■ **AVAILABLE RECORDS**
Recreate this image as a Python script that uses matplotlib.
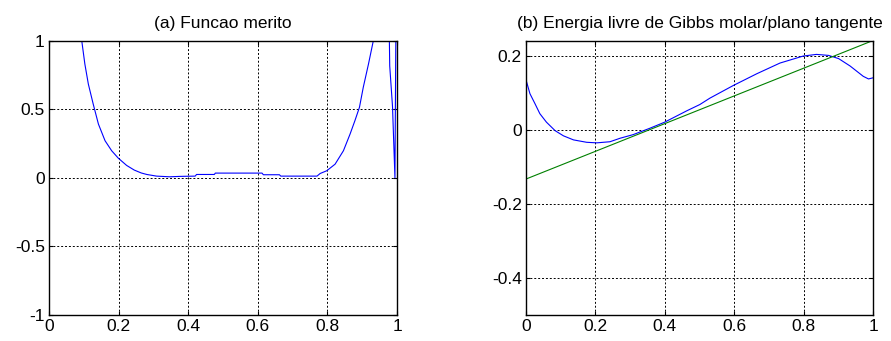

---

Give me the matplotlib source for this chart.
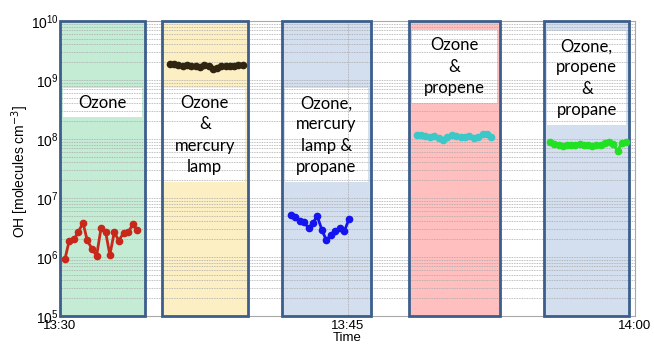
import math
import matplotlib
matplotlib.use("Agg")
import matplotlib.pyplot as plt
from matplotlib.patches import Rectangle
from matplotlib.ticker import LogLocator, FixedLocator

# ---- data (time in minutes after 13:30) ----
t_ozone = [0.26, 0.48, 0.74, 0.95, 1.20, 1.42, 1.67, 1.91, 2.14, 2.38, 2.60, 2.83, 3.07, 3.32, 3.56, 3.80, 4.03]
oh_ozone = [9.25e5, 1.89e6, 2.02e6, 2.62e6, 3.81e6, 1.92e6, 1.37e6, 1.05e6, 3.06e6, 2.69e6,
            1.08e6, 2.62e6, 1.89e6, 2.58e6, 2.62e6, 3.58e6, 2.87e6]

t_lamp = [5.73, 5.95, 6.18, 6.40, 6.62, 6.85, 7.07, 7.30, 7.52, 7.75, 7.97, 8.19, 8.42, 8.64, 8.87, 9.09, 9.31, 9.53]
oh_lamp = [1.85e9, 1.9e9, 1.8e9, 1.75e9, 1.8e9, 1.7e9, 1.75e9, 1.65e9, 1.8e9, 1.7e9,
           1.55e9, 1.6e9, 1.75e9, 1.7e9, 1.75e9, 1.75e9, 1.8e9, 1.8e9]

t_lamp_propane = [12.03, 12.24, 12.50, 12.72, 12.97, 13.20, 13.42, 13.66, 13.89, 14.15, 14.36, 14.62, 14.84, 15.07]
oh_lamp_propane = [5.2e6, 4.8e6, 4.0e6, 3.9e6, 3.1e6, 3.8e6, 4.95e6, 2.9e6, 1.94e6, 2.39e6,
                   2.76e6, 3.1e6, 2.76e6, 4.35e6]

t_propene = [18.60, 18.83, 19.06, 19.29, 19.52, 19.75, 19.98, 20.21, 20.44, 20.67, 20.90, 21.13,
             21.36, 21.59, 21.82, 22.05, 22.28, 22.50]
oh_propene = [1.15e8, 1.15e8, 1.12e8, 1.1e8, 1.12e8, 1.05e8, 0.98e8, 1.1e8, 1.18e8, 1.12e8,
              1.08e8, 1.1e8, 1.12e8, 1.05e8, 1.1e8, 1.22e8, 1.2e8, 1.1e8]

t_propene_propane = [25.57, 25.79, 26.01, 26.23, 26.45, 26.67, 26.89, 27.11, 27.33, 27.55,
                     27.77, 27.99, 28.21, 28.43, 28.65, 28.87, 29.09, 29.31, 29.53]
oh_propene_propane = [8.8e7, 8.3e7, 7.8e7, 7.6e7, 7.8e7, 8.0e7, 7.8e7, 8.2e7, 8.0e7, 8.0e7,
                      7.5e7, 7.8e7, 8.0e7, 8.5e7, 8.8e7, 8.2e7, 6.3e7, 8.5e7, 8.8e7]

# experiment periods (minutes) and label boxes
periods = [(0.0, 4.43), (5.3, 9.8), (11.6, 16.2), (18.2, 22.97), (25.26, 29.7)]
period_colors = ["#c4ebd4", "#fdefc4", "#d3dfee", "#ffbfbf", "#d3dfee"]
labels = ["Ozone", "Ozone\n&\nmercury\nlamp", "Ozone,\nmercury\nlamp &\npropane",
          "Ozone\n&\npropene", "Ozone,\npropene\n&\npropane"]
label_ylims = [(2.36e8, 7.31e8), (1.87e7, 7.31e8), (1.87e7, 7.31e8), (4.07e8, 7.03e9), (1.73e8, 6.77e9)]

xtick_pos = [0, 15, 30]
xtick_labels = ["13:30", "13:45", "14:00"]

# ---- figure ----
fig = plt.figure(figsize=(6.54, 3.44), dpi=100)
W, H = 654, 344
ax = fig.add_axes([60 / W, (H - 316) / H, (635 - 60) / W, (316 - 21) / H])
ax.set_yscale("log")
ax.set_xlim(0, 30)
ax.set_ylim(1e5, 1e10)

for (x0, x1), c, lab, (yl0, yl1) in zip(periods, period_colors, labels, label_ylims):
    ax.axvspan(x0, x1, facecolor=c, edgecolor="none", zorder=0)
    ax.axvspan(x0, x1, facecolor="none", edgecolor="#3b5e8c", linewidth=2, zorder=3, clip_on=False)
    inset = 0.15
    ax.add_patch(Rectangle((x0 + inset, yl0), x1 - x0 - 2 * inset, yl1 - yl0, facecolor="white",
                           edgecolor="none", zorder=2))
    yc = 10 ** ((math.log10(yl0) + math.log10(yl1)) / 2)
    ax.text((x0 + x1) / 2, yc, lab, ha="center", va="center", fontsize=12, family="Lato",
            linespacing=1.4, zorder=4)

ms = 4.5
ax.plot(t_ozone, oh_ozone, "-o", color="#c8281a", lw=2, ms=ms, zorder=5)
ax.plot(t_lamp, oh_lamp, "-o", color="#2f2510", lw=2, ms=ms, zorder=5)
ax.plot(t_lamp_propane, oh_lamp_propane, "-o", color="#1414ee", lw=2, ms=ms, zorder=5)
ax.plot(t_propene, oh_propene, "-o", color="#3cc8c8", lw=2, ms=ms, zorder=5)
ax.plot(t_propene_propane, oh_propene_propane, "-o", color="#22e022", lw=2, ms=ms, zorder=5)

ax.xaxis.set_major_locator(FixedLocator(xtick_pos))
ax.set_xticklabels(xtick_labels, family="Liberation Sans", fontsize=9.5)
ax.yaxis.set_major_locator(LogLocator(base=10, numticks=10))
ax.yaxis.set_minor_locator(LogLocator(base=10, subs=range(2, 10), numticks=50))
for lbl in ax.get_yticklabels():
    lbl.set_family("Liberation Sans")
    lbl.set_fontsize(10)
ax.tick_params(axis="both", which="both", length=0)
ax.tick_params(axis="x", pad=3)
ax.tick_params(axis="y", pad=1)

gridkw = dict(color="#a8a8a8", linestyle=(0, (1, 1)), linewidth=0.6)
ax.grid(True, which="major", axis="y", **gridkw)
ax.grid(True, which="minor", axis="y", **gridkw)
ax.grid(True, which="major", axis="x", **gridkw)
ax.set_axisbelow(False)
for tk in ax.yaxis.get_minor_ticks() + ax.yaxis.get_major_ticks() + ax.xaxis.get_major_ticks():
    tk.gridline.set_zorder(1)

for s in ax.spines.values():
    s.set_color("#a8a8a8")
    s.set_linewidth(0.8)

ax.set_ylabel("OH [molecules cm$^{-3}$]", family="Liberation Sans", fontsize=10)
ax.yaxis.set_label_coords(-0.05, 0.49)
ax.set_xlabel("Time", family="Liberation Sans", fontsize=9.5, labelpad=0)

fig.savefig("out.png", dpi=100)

...

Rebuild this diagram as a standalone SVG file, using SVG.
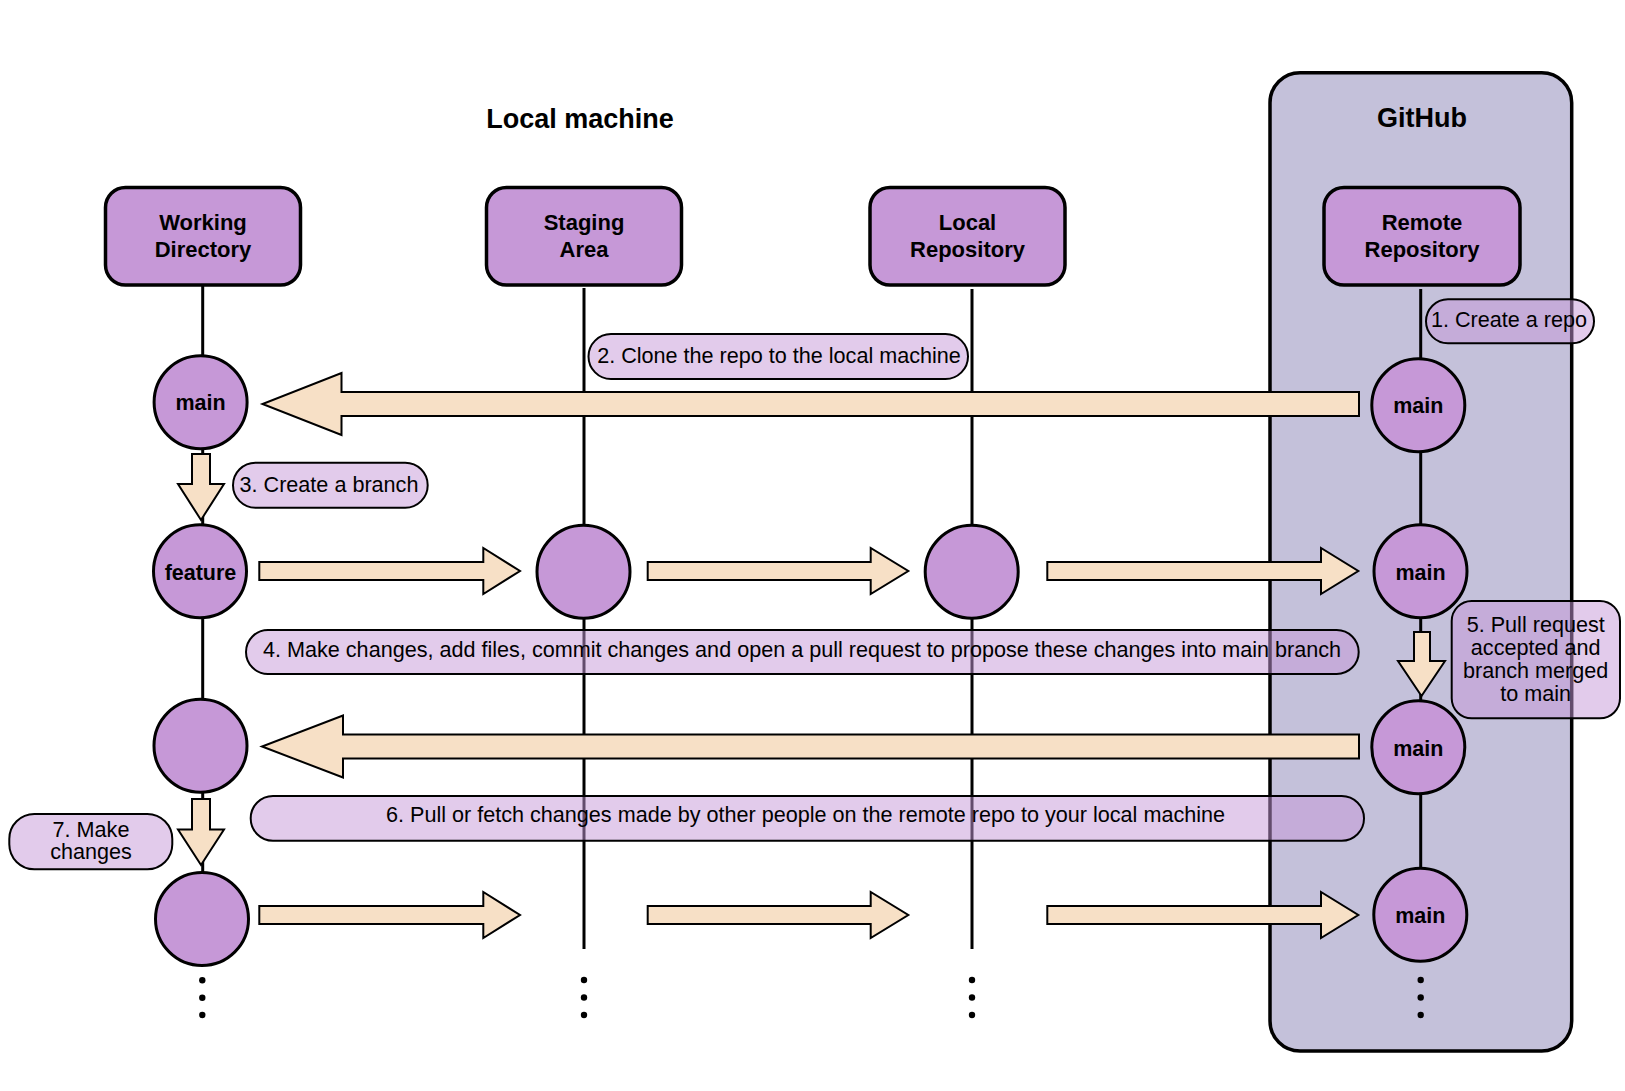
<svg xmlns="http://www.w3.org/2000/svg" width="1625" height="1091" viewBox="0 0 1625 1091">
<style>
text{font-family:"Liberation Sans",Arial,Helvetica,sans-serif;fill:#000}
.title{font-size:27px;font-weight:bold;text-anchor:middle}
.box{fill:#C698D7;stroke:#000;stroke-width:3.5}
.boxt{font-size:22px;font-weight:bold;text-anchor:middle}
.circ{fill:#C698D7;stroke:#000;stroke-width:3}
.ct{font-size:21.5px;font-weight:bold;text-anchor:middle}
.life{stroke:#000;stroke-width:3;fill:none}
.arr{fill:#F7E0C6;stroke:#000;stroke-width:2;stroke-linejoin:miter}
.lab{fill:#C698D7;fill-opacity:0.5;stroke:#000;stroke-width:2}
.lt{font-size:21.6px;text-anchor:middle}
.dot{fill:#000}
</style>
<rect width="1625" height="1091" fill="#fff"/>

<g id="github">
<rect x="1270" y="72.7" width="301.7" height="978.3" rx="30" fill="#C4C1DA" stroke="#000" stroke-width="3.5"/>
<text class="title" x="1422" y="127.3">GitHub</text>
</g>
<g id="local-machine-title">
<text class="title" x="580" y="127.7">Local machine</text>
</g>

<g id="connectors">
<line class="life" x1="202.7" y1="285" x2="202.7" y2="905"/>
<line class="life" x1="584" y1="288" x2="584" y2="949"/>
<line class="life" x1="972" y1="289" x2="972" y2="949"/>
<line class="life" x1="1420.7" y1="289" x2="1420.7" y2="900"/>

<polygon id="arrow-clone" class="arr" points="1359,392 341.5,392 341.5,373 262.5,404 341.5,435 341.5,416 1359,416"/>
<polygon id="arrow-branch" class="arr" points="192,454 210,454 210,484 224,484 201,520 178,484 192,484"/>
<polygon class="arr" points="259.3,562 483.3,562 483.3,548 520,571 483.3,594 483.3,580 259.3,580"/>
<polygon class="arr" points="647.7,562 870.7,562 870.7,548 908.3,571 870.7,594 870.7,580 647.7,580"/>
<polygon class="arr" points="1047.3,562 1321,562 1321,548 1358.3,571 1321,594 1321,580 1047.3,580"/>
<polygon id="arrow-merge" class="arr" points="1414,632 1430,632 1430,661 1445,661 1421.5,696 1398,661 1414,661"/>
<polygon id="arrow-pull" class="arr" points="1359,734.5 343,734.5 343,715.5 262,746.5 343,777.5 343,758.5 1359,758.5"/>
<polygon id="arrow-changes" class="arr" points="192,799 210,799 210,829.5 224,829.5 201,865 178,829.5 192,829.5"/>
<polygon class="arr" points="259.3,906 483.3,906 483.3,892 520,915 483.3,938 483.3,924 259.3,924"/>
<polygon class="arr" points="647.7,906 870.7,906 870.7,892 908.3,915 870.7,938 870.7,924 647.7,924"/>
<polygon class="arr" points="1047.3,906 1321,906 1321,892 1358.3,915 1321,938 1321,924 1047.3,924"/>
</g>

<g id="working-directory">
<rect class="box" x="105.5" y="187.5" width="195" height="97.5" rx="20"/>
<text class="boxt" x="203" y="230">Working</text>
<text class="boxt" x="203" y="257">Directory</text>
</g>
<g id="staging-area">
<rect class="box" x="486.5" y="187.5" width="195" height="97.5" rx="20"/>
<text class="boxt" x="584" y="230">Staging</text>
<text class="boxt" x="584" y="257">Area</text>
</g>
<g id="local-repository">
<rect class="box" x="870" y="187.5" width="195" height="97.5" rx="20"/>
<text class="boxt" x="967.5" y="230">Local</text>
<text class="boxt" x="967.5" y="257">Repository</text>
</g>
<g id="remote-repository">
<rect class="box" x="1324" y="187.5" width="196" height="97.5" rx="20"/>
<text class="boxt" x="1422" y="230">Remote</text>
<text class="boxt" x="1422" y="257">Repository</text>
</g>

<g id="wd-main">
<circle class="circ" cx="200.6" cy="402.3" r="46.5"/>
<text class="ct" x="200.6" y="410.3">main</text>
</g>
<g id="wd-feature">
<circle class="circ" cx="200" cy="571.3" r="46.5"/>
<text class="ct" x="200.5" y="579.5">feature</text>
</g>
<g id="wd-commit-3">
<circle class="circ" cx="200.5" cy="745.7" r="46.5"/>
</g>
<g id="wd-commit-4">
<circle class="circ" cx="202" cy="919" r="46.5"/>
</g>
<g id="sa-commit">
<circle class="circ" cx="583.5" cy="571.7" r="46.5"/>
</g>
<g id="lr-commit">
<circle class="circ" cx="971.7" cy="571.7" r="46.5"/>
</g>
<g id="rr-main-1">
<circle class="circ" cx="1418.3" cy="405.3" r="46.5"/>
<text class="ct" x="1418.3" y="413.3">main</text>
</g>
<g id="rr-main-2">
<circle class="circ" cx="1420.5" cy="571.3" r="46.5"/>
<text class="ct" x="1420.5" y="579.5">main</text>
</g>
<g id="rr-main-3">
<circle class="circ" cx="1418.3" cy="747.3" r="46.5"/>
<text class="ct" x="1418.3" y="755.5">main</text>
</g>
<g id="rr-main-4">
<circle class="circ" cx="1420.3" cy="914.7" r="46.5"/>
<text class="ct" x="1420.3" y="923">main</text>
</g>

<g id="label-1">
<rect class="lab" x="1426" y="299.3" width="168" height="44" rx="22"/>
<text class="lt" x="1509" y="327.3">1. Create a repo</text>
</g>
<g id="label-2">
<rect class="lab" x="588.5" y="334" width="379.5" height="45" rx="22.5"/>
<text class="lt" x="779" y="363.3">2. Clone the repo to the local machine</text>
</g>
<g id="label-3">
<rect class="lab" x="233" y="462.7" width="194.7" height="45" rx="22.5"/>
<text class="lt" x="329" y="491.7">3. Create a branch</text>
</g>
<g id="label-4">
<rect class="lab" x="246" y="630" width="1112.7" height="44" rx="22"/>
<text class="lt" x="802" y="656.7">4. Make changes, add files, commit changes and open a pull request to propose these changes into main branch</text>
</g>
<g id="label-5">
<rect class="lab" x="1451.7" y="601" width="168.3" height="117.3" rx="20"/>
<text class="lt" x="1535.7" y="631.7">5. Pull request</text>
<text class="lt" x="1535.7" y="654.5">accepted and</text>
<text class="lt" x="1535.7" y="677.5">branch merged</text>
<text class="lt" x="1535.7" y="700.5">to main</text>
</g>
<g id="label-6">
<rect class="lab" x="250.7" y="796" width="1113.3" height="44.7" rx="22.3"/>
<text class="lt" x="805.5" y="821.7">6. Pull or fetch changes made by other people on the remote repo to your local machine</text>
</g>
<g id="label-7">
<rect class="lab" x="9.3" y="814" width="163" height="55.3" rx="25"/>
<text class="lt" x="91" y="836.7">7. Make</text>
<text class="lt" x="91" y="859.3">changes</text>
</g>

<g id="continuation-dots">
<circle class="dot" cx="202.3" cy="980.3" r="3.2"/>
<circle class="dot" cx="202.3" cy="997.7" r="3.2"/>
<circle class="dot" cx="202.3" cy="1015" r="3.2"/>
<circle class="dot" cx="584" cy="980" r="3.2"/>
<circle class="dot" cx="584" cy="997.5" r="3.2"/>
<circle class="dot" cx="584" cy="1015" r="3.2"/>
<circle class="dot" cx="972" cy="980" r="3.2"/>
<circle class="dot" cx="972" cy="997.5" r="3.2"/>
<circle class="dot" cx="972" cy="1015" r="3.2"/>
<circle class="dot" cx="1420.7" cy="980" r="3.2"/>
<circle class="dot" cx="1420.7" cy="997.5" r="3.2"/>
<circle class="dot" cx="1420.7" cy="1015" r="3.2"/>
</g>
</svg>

■ **DESCRIPTION OF THE TASK**
Copy out all lines where the word "matplotlib" appears.

■ **RESPONSE TO THIS TASK**
Recreate this image as a Python script that uses matplotlib.
Give me the matplotlib source for this chart.
import matplotlib
matplotlib.use("Agg")
import matplotlib.pyplot as plt
from matplotlib.patches import Rectangle
from matplotlib.ticker import LogLocator, FixedLocator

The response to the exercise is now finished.